▸ **WHAT YOU WILL DO**:
Quote exactly, and only, the lines of the material below from the line with "Give me the matplotlib source for this chart." through the line with "max_speed = [5000, 3000, 3000, 3000, 3000, 2000, 2000, 2000]".

▸ **STORED DATA**:
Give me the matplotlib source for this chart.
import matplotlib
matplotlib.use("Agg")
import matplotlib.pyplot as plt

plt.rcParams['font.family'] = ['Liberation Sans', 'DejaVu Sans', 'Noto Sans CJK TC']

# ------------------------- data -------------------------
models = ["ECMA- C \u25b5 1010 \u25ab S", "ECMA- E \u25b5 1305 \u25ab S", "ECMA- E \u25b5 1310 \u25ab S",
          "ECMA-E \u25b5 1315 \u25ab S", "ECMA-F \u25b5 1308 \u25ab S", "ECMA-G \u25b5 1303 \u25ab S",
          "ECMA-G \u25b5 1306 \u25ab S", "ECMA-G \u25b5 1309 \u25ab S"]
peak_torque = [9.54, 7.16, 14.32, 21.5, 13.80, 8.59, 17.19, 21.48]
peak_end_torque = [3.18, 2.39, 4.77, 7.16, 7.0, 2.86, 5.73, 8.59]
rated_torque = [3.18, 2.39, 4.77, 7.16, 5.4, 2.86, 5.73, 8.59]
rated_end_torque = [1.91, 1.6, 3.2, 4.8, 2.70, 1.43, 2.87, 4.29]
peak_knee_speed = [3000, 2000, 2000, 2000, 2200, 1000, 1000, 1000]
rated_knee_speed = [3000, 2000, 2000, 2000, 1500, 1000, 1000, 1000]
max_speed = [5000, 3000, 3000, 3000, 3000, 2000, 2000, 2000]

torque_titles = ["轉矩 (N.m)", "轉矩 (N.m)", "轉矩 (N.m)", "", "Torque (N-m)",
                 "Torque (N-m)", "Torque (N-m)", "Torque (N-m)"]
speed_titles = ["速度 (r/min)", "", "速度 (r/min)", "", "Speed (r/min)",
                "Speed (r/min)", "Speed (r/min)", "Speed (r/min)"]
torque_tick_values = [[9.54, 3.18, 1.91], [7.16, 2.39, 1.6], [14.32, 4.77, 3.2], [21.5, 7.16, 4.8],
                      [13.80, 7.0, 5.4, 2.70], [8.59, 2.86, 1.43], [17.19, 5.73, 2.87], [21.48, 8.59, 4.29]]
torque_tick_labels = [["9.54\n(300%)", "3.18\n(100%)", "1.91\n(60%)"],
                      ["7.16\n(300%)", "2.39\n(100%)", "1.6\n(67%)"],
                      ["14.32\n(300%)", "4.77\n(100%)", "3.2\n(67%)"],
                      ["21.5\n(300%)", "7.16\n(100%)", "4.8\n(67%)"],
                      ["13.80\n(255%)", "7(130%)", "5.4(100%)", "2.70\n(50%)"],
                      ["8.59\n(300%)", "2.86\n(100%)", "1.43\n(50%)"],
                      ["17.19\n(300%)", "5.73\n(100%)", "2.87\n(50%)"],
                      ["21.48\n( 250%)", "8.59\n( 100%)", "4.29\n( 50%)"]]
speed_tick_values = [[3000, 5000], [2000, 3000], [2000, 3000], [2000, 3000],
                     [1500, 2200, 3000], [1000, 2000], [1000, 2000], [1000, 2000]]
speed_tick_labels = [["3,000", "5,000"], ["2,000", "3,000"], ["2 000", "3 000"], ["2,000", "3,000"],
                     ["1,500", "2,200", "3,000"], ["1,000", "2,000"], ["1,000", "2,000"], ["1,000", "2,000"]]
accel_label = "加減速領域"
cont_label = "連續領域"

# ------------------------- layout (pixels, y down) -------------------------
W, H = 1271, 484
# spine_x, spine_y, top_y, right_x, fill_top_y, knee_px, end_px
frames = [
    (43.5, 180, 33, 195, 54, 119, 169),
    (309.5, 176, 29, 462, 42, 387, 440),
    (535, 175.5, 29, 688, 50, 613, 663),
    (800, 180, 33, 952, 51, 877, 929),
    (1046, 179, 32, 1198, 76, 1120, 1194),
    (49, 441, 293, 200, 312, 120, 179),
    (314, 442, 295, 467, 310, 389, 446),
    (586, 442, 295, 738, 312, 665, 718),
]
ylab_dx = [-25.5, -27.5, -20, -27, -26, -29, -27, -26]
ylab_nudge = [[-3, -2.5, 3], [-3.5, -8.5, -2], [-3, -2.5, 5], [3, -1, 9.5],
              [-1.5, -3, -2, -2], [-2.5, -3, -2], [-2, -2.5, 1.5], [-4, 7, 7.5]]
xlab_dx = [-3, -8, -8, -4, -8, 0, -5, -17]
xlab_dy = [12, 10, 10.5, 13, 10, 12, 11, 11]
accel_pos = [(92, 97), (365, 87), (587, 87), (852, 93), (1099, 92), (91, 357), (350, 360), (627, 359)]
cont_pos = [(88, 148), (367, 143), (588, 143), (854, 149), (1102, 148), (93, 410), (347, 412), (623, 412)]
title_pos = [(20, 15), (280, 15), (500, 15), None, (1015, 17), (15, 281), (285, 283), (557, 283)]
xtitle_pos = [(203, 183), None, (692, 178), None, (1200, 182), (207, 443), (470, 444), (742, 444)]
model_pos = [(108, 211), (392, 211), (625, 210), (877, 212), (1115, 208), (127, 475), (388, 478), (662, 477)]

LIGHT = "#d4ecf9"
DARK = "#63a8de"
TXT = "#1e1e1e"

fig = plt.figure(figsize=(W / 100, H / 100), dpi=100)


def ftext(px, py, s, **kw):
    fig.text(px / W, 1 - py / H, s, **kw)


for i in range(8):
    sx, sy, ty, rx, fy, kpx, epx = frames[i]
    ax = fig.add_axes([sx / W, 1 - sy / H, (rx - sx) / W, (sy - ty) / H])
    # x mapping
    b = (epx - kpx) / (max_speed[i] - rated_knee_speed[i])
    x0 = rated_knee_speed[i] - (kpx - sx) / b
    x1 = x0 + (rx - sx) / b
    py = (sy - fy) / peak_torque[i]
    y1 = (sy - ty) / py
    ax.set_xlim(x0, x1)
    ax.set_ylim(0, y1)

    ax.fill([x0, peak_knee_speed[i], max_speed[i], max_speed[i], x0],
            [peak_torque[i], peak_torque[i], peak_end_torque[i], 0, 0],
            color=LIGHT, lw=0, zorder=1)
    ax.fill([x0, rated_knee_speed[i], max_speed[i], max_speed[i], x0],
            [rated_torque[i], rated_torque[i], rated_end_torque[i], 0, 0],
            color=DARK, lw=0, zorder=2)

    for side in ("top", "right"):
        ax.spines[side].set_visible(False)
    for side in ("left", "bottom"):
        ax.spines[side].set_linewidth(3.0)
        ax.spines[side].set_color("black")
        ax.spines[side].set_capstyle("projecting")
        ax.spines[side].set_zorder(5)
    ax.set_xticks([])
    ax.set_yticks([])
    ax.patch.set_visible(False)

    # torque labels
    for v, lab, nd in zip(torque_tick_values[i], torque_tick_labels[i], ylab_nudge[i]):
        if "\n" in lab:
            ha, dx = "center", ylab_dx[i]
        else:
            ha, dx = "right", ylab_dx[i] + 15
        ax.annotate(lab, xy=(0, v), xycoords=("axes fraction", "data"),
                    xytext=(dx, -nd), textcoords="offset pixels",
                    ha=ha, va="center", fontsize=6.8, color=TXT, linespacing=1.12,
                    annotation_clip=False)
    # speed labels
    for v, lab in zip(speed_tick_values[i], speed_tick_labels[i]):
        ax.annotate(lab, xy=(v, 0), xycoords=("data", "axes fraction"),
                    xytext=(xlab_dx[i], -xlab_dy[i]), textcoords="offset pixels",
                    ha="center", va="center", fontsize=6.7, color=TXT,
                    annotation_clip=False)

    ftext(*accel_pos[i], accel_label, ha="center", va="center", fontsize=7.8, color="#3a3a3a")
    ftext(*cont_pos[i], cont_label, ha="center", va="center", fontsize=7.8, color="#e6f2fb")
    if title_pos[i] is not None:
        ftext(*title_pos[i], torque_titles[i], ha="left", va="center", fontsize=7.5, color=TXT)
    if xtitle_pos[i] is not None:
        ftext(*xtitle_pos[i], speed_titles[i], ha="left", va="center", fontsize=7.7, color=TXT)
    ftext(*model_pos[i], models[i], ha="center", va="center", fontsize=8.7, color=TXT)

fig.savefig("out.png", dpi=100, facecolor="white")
--
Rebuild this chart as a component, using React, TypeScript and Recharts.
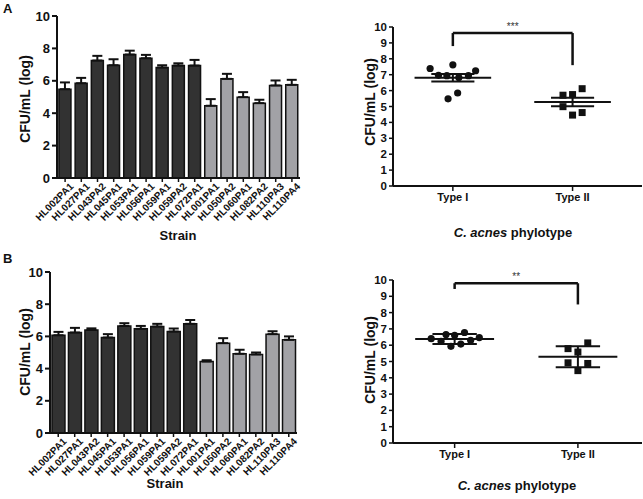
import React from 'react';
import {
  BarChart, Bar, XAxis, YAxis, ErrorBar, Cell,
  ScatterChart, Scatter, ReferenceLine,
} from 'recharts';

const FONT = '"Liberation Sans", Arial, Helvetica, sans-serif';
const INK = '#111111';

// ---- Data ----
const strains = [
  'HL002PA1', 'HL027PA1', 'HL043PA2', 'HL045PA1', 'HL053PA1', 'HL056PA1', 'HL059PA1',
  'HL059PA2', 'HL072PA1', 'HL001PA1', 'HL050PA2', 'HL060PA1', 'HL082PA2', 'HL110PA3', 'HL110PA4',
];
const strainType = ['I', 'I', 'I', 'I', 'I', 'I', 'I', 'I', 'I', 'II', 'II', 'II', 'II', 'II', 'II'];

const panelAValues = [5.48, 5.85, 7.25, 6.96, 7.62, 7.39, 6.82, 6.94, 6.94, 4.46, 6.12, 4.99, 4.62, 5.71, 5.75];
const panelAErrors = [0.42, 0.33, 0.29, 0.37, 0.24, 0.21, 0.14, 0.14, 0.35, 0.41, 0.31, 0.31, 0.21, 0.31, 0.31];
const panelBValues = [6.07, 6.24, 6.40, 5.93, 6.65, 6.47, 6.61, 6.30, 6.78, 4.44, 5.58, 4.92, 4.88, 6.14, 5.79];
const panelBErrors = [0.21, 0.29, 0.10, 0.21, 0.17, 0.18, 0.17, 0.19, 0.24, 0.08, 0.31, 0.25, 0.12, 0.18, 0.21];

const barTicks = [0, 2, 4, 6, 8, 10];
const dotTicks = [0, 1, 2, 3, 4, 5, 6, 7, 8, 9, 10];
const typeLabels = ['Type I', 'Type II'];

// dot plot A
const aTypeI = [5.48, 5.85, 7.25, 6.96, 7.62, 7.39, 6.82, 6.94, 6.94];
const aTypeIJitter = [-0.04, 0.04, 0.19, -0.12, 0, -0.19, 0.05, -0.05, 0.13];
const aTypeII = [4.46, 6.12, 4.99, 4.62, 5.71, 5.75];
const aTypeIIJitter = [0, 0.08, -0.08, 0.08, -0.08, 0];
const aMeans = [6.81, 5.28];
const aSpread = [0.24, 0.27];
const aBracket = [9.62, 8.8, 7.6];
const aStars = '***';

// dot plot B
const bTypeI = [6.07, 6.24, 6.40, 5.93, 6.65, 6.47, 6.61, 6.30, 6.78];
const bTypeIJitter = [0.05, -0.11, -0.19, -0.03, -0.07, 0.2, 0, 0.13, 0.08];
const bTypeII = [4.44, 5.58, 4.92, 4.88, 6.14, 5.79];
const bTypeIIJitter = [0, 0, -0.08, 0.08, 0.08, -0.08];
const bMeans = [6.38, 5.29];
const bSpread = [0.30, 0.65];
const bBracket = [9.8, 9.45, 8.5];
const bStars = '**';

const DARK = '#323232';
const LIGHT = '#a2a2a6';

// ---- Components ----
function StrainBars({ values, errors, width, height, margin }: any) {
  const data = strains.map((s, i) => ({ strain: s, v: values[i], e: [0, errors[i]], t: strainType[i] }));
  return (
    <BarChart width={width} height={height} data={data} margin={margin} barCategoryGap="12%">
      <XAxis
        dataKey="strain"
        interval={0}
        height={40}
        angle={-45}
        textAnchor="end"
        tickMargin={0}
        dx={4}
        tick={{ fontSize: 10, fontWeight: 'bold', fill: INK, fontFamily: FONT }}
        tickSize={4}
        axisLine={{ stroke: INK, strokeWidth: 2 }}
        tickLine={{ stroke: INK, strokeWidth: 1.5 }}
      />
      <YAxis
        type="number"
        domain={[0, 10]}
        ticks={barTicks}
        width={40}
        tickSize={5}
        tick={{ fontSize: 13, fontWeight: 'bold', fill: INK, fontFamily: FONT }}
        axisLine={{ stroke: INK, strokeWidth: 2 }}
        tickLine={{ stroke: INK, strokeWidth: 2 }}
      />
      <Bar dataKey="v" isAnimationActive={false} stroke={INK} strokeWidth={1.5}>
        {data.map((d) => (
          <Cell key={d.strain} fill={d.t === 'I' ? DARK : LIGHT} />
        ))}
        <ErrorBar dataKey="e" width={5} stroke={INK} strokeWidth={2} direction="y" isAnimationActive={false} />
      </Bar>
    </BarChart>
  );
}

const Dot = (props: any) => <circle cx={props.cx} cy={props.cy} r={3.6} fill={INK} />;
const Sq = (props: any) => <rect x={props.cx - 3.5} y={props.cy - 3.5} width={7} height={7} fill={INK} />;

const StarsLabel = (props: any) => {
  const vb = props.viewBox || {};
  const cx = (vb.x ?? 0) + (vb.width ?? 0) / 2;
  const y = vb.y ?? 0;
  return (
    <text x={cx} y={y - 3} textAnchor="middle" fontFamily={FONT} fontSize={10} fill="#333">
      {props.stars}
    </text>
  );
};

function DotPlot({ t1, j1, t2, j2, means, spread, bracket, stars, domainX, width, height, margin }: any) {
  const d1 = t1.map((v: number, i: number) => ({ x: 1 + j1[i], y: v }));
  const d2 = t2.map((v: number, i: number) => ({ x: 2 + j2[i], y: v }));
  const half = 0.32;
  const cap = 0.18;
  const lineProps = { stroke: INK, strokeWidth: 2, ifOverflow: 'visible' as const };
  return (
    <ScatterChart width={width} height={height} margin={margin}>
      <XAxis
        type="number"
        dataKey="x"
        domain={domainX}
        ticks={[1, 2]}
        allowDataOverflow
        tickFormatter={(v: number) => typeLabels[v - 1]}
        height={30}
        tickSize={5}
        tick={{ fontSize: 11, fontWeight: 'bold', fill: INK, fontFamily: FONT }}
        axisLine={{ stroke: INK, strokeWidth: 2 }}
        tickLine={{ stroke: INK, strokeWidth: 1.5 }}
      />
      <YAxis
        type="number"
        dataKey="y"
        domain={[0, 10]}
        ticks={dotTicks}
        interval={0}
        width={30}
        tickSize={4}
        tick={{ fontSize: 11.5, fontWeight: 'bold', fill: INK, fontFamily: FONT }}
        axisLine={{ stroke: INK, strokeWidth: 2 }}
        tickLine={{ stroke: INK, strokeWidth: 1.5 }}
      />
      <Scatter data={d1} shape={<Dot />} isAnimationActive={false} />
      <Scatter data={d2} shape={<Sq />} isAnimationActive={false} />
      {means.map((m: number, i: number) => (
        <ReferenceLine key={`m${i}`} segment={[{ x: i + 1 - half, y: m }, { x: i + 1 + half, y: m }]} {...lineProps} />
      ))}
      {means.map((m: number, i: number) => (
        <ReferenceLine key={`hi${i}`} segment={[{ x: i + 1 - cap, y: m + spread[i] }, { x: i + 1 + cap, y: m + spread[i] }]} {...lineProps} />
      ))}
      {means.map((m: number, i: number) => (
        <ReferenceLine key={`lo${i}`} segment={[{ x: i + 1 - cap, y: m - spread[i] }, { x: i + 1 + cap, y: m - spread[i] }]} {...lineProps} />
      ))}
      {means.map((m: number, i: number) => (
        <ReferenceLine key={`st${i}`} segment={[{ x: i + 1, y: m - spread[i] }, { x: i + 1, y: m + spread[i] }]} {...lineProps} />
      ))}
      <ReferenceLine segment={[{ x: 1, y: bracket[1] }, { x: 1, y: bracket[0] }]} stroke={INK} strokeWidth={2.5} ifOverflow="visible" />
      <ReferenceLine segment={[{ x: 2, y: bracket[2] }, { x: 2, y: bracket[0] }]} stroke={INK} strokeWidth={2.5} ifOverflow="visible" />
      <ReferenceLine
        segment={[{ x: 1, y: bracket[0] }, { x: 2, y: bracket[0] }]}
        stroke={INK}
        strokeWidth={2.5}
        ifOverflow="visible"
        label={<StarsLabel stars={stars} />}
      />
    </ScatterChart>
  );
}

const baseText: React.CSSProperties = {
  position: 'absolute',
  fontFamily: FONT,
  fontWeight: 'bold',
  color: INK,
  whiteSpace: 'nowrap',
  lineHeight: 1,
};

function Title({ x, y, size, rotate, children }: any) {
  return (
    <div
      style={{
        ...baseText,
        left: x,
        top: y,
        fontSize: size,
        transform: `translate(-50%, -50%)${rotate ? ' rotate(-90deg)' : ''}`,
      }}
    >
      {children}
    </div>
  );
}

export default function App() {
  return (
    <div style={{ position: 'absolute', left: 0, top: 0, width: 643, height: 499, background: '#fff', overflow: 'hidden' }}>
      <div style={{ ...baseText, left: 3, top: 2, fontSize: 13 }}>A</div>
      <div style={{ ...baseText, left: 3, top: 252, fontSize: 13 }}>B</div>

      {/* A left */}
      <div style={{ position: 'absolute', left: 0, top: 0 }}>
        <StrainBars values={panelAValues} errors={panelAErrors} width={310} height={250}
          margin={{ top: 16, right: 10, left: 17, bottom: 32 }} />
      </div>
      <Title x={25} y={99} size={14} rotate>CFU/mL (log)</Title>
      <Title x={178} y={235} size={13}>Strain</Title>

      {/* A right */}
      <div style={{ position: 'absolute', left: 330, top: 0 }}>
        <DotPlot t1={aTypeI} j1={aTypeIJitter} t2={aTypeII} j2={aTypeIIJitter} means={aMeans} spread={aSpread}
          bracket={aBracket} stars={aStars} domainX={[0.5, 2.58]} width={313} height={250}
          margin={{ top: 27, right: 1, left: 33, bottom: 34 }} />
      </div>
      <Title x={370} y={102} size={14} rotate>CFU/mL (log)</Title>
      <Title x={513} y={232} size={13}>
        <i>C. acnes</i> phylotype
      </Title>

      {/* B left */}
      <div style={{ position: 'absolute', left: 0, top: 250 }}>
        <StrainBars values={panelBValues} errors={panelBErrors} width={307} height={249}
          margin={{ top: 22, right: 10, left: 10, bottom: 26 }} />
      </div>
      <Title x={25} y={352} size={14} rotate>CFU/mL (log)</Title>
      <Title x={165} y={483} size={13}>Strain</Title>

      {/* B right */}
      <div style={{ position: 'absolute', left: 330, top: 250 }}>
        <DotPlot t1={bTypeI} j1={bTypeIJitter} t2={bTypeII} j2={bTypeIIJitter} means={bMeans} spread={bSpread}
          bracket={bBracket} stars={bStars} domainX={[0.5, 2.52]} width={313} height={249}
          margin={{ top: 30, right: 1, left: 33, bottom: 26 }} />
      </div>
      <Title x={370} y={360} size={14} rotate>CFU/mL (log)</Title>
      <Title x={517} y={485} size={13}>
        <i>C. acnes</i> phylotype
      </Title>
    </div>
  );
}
==
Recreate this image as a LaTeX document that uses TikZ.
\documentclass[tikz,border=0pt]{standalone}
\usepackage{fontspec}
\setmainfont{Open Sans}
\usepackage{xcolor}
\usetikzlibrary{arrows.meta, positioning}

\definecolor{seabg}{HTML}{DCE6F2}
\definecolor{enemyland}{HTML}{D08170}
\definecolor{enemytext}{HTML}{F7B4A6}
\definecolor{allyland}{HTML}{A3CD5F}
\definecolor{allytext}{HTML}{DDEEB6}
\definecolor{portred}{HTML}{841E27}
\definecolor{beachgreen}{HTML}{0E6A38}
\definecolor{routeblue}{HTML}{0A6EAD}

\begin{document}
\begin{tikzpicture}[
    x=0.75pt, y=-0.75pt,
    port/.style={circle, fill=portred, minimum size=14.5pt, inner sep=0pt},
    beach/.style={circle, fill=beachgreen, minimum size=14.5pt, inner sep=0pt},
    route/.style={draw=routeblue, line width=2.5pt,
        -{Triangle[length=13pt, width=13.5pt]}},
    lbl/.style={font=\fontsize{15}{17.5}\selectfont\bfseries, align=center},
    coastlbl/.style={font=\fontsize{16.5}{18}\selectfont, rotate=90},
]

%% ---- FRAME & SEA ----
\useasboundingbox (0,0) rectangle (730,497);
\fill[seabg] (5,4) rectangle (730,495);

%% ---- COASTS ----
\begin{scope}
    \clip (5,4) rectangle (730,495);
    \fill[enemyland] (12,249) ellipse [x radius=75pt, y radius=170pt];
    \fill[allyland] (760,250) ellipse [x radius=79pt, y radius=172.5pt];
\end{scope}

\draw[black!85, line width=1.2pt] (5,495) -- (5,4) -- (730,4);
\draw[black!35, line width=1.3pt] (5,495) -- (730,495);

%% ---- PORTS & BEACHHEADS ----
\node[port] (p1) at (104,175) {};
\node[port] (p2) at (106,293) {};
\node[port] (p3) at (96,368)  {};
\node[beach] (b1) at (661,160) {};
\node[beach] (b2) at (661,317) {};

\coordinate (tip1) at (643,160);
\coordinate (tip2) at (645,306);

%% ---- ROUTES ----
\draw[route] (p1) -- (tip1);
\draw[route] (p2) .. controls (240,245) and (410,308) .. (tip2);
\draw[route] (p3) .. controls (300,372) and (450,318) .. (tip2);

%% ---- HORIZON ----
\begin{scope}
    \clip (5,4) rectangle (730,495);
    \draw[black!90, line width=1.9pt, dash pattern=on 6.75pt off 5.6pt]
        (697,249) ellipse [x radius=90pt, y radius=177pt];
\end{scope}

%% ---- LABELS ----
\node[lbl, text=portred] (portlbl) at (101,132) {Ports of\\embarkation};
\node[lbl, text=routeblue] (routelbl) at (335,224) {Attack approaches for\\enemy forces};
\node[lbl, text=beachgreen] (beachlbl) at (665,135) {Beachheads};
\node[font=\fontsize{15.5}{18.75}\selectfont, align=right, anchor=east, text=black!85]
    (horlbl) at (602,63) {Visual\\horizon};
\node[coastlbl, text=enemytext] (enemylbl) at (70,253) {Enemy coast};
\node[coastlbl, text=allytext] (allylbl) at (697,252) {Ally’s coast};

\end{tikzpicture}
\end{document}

▸ **EXERCISE RESULT**:
Give me the matplotlib source for this chart.
import matplotlib
matplotlib.use("Agg")
import matplotlib.pyplot as plt

plt.rcParams['font.family'] = ['Liberation Sans', 'DejaVu Sans', 'Noto Sans CJK TC']

# ------------------------- data -------------------------
models = ["ECMA- C \u25b5 1010 \u25ab S", "ECMA- E \u25b5 1305 \u25ab S", "ECMA- E \u25b5 1310 \u25ab S",
          "ECMA-E \u25b5 1315 \u25ab S", "ECMA-F \u25b5 1308 \u25ab S", "ECMA-G \u25b5 1303 \u25ab S",
          "ECMA-G \u25b5 1306 \u25ab S", "ECMA-G \u25b5 1309 \u25ab S"]
peak_torque = [9.54, 7.16, 14.32, 21.5, 13.80, 8.59, 17.19, 21.48]
peak_end_torque = [3.18, 2.39, 4.77, 7.16, 7.0, 2.86, 5.73, 8.59]
rated_torque = [3.18, 2.39, 4.77, 7.16, 5.4, 2.86, 5.73, 8.59]
rated_end_torque = [1.91, 1.6, 3.2, 4.8, 2.70, 1.43, 2.87, 4.29]
peak_knee_speed = [3000, 2000, 2000, 2000, 2200, 1000, 1000, 1000]
rated_knee_speed = [3000, 2000, 2000, 2000, 1500, 1000, 1000, 1000]
max_speed = [5000, 3000, 3000, 3000, 3000, 2000, 2000, 2000]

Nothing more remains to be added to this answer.